The average salary of University of Waterloo employees is $158,976.28.

This is roughly 201% higher than federal employees and 286% higher than the average Canadian worker.

In [None]:
# Salary range
mxm = df.Salary.max()
minm = df.Salary.min()

sal_range = round(mxm - minm, 2)

print("The salaries have a range of $", sal_range)

#### Interquartile Range

The IQR measures the spread of the middle half of your data. It is the difference between the 75th and 25th percentiles of the salaries. 

In [None]:
iqr_sal = iqr(df['Salary'])
print('The interquartile range is: ', iqr_sal)

#### Positions

In [None]:
print("There are", df['Position title'].nunique(), 
      "different positions at the University of Waterloo. \
        It is important to note that many of these positions may overlap.")

In [None]:
# New dataframe consisting of only teaching staff with the titles 
# Lecturer, Professor, Associate Professor, Researcher, Instructor or similar.
df_profs = df[df['Position title'].str.contains('Lecturer|Professor|Research|Instructor')]
df_profs.shape

Of the 1856 staff that make $100,000 or above, 1356 are primarily teaching staff, with titles including Researcher, Lecturer, Professor, Associate Professor, Instructor or similar.

In [None]:
# Non-teaching staff dataframe
df_nt = pd.concat([df, df_profs, df_profs]).drop_duplicates(keep=False)
df_nt.head()

### Visualization of data

In [None]:
sns.heatmap(df.corr(), annot=True)

#### Histogram to Show Distribution

In [None]:
px.histogram(df.Salary, x='Salary',
             color_discrete_sequence=['darkgreen'],
             title = 'Overall Salary Distribution', nbins=120)

As we can see from the plot above, the majority of salaries fall in the `$100,000 to $227,500` range. 

#### Teaching vs Non-Teaching Staff Salaries


In [None]:
plt.hist(df_profs['Salary'], alpha=0.7,
         label='Teaching Staff Salaries', color='crimson', bins=40)
plt.hist(df_nt['Salary'], alpha=0.6,
         label='Non-Teaching Staff Salaries', color='cadetblue', bins=40)

plt.legend(loc='upper right')
plt.title('Teaching vs Non-Teaching Staff Salaries')

In [None]:
prof_avg = round(df_profs.Salary.mean(), 2)
prof_std = round(df_profs['Salary'].std(), 2)
iqr_profs = iqr(df_profs['Salary'])
nt_avg = round(df_nt.Salary.mean(), 2)
nt_std = round(df_nt['Salary'].std(), 2)
iqr_nt = round(iqr(df_nt['Salary']), 2)

print("Teaching Staff Average Salary: ", avg_sal)
print("Teaching Staff Standard Deviation:", prof_std)
print('Teaching Staff Interquartile Range: ', iqr_sal2)
print()
print("Non-Teaching Staff Average Salary: ", nt_avg)
print("Non-Teaching Staff Standard Deviation:", nt_std)
print('Non-Teaching Staff Interquartile Range: ', iqr_sal1)

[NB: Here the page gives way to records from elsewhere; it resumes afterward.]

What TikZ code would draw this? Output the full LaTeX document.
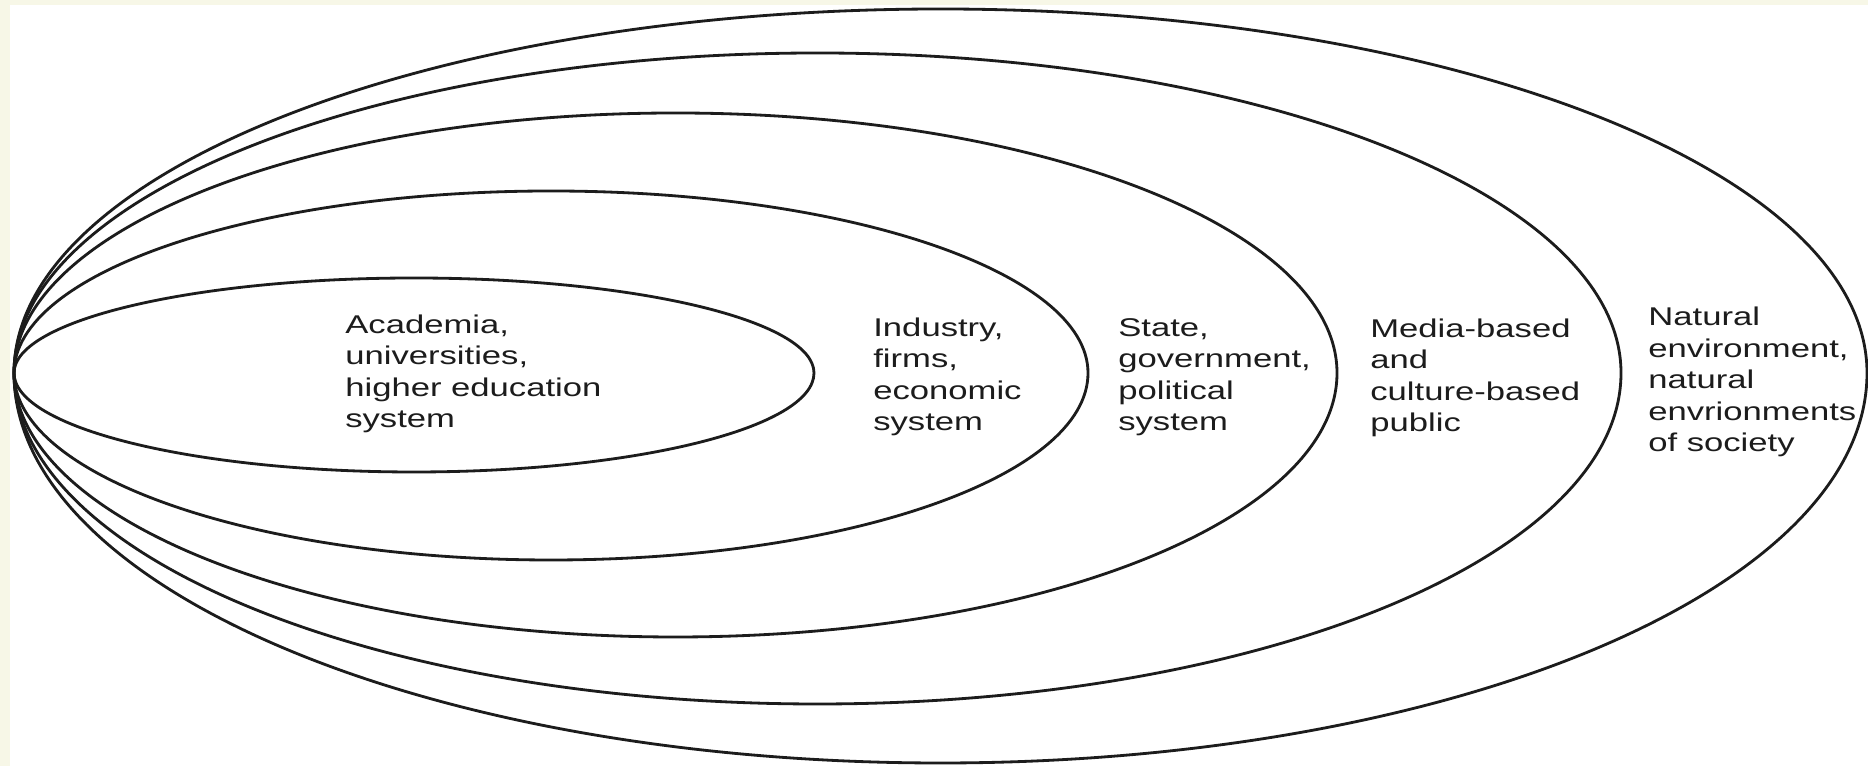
\documentclass[tikz,border=0pt]{standalone}
\usepackage{fontspec}
\setmainfont[FakeStretch=1.35]{Liberation Sans}
\definecolor{paleyellow}{RGB}{247,247,231}
\definecolor{inkline}{RGB}{28,28,28}
\begin{document}
\begin{tikzpicture}[x=0.02cm, y=0.02cm, line join=round, line cap=round,
  shelltext/.style={anchor=base west, inner sep=0pt, align=left, text=inkline,
    font=\fontsize{14.6}{18}\selectfont},
  shell/.style={draw=inkline, line width=1.6pt}]
\fill[paleyellow] (0,0) rectangle (1868,766);
\fill[white] (10,0) rectangle (1868,761);
\useasboundingbox (0,0) rectangle (1868,766);
% nested shells, all touching at the left point
\foreach \rx/\rt/\rb in {400/95/99, 537/182/187, 661.5/260/264, 803.5/320/331, 926.5/364/390}
  \draw[shell] (14,393) arc[start angle=180, end angle=0, x radius=\rx, y radius=\rt]
    arc[start angle=0, end angle=-180, x radius=\rx, y radius=\rb];
% base anchor sits on the last line
\node[shelltext] (academia) at (345,338) {Academia,\\universities,\\higher education\\system};
\node[shelltext] (industry) at (873,335) {Industry,\\firms,\\economic\\system};
\node[shelltext] (state) at (1118,335) {State,\\government,\\political\\system};
\node[shelltext] (public) at (1370,334) {Media-based\\and\\culture-based\\public};
\node[shelltext] (nature) at (1648,314) {Natural\\environment,\\natural\\envrionments\\of society};
\end{tikzpicture}
\end{document}
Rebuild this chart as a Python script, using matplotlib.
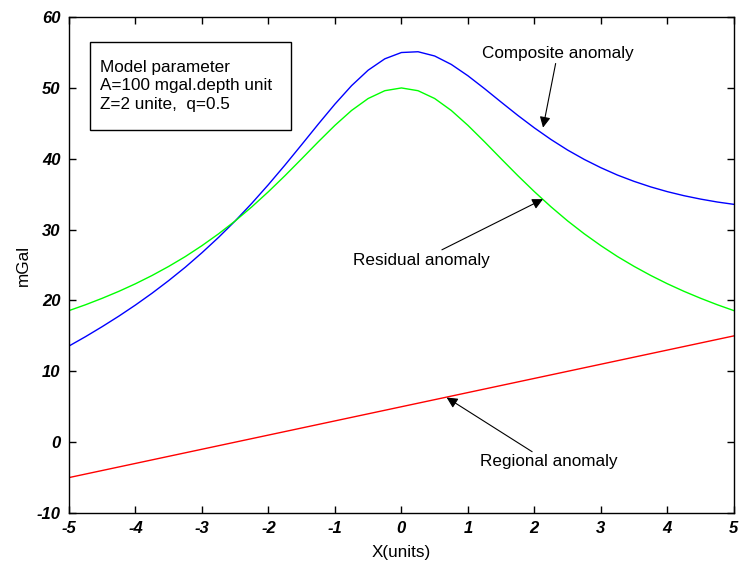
import matplotlib.pyplot as plt
from matplotlib.patches import Rectangle
import numpy as np

# values (x step 0.25)
x = np.arange(-5, 5.01, 0.25)
residual_half = [18.57, 19.40, 20.31, 21.29, 22.36, 23.53, 24.81, 26.20, 27.74, 29.41,
                 31.23, 33.22, 35.36, 37.63, 40.00, 42.40, 44.72, 46.82, 48.51, 49.61, 50.00]
residual = residual_half + residual_half[-2::-1]
composite = [13.57, 14.90, 16.31, 17.79, 19.36, 21.03, 22.81, 24.70, 26.74, 28.91,
             31.23, 33.72, 36.36, 39.13, 42.00, 44.90, 47.72, 50.32, 52.51, 54.11,
             55.00, 55.11, 54.51, 53.32, 51.72, 49.90, 48.00, 46.13, 44.36, 42.72,
             41.23, 39.91, 38.74, 37.70, 36.81, 36.03, 35.36, 34.79, 34.31, 33.90, 33.57]
regional_x = [-5, 5]
regional = [-5, 15]

plt.rcParams['font.family'] = ['Liberation Sans', 'DejaVu Sans']
plt.rcParams['axes.unicode_minus'] = False

fig = plt.figure(figsize=(7.42, 5.70), dpi=100)
ax = fig.add_axes([0.093, 0.1, 0.896, 0.870])

ax.plot(x, composite, color='#0000ff', linewidth=1)
ax.plot(x, residual, color='#00ff00', linewidth=1)
ax.plot(regional_x, regional, color='#ff0000', linewidth=1)

ax.set_xlim(-5, 5)
ax.set_ylim(-10, 60)
ax.set_xticks(range(-5, 6))
ax.set_yticks(range(-10, 61, 10))
ax.tick_params(direction='in', top=True, right=True, length=5, width=1, pad=6)
for lab in ax.get_xticklabels() + ax.get_yticklabels():
    lab.set_fontweight('bold')
    lab.set_fontstyle('italic')
    lab.set_fontsize(12)
for s in ax.spines.values():
    s.set_linewidth(1)

ax.set_xlabel('X(units)', fontsize=12.3, labelpad=6)
ax.set_ylabel('mGal', fontsize=12.3, labelpad=4)

# parameter box
ax.add_patch(Rectangle((-4.684, 44.05), 3.02, 12.42, facecolor='white',
                       edgecolor='black', linewidth=1, zorder=3))
ax.text(-4.534, 50.3, 'Model parameter\nA=100 mgal.depth unit\nZ=2 unite,  q=0.5',
        fontsize=12.3, va='center', ha='left', linespacing=1.3, zorder=4)

arrow = dict(arrowstyle='-|>', mutation_scale=16, lw=0.8, color='black', shrinkA=0, shrinkB=0)
ax.annotate('Composite anomaly', xy=(2.13, 44.4), xytext=(2.35, 54.9),
            fontsize=12.3, ha='center', va='center', arrowprops=arrow)
ax.annotate('Residual anomaly', xy=(2.13, 34.3), xytext=(0.3, 25.7),
            fontsize=12.3, ha='center', va='center', arrowprops=arrow)
ax.annotate('Regional anomaly', xy=(0.68, 6.3), xytext=(2.21, -2.8),
            fontsize=12.3, ha='center', va='center', arrowprops=arrow)

fig.savefig('out.png', dpi=100)
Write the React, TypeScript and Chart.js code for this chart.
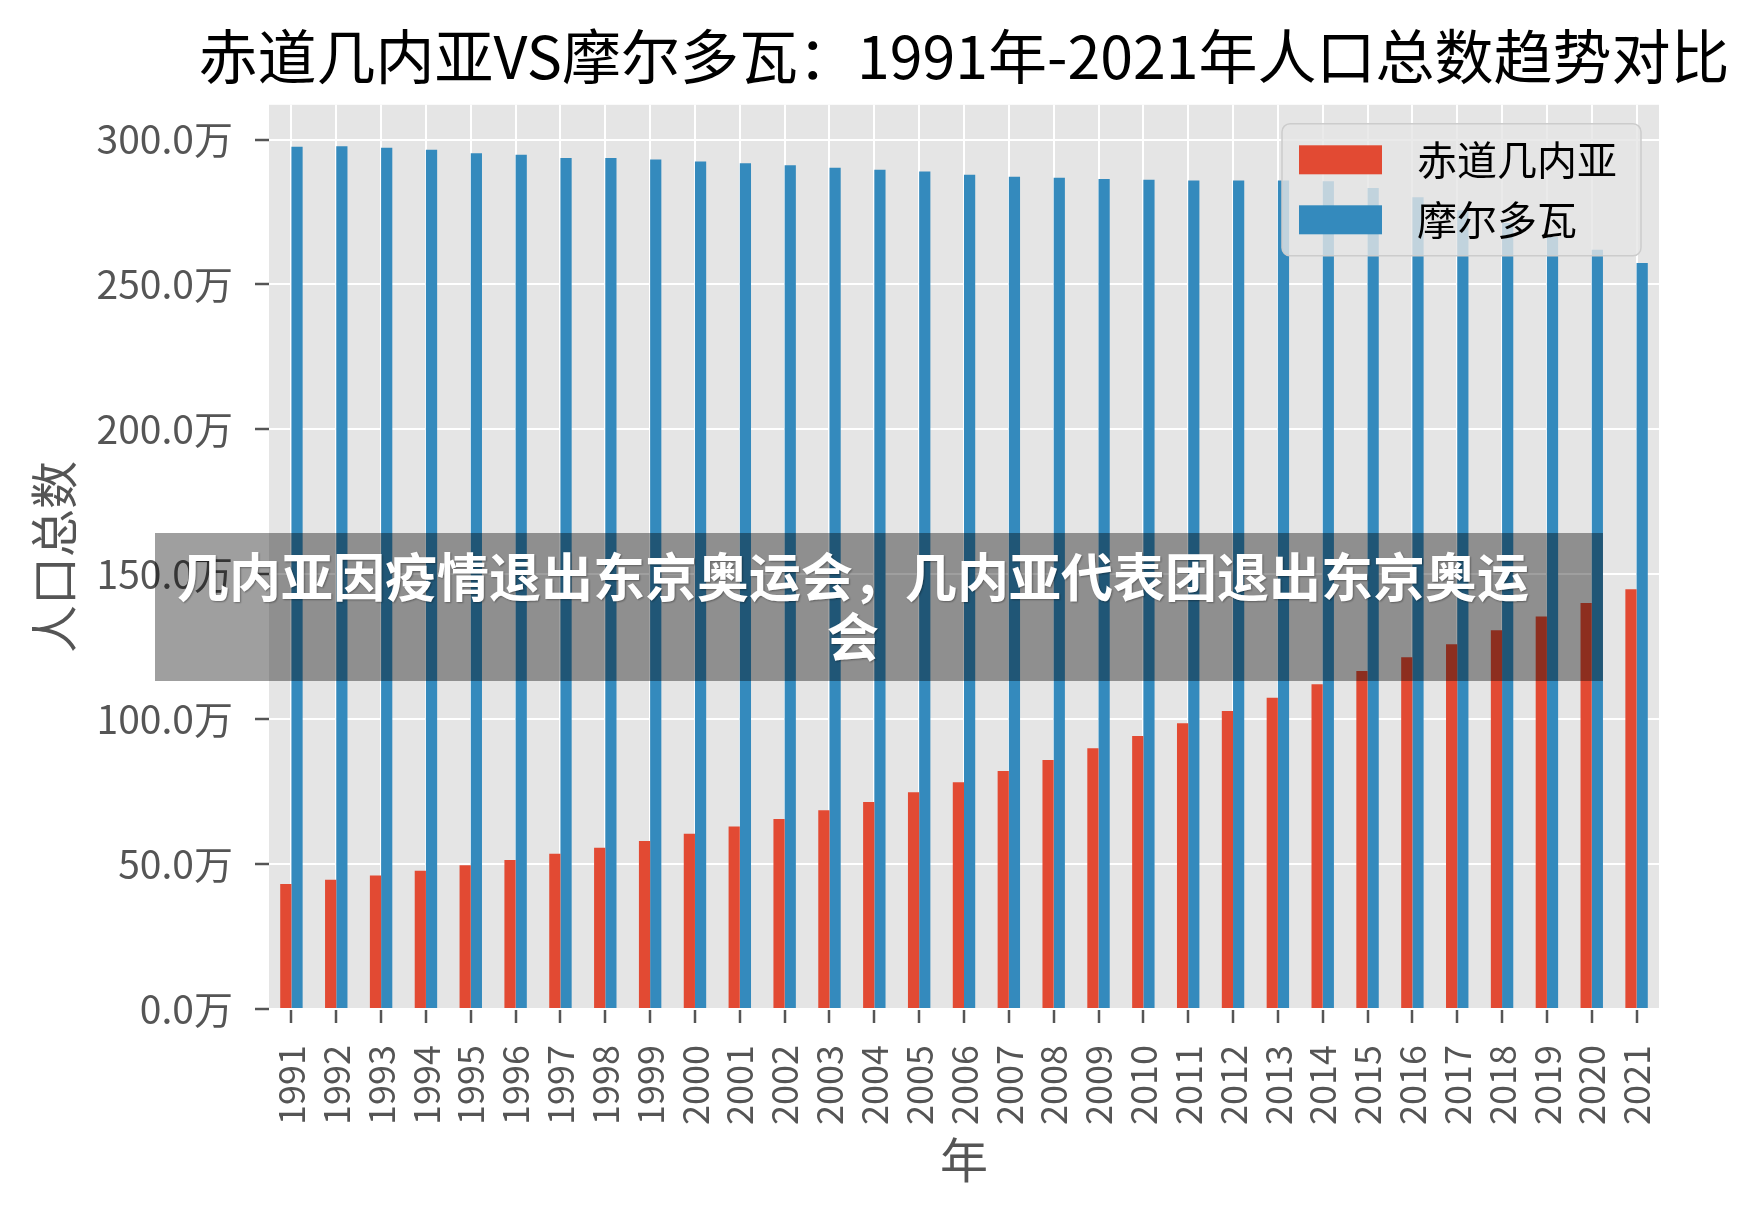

The standard deviation of the teaching and non-teaching staff is somewhat similar. 
However, the interquartile range is very different. This means that salaries for teaching staff is far more spread out than those for non-teaching staff, and as we can see from the $30,000+ difference in the average salary, that spreading out is mostly in the higher numbers.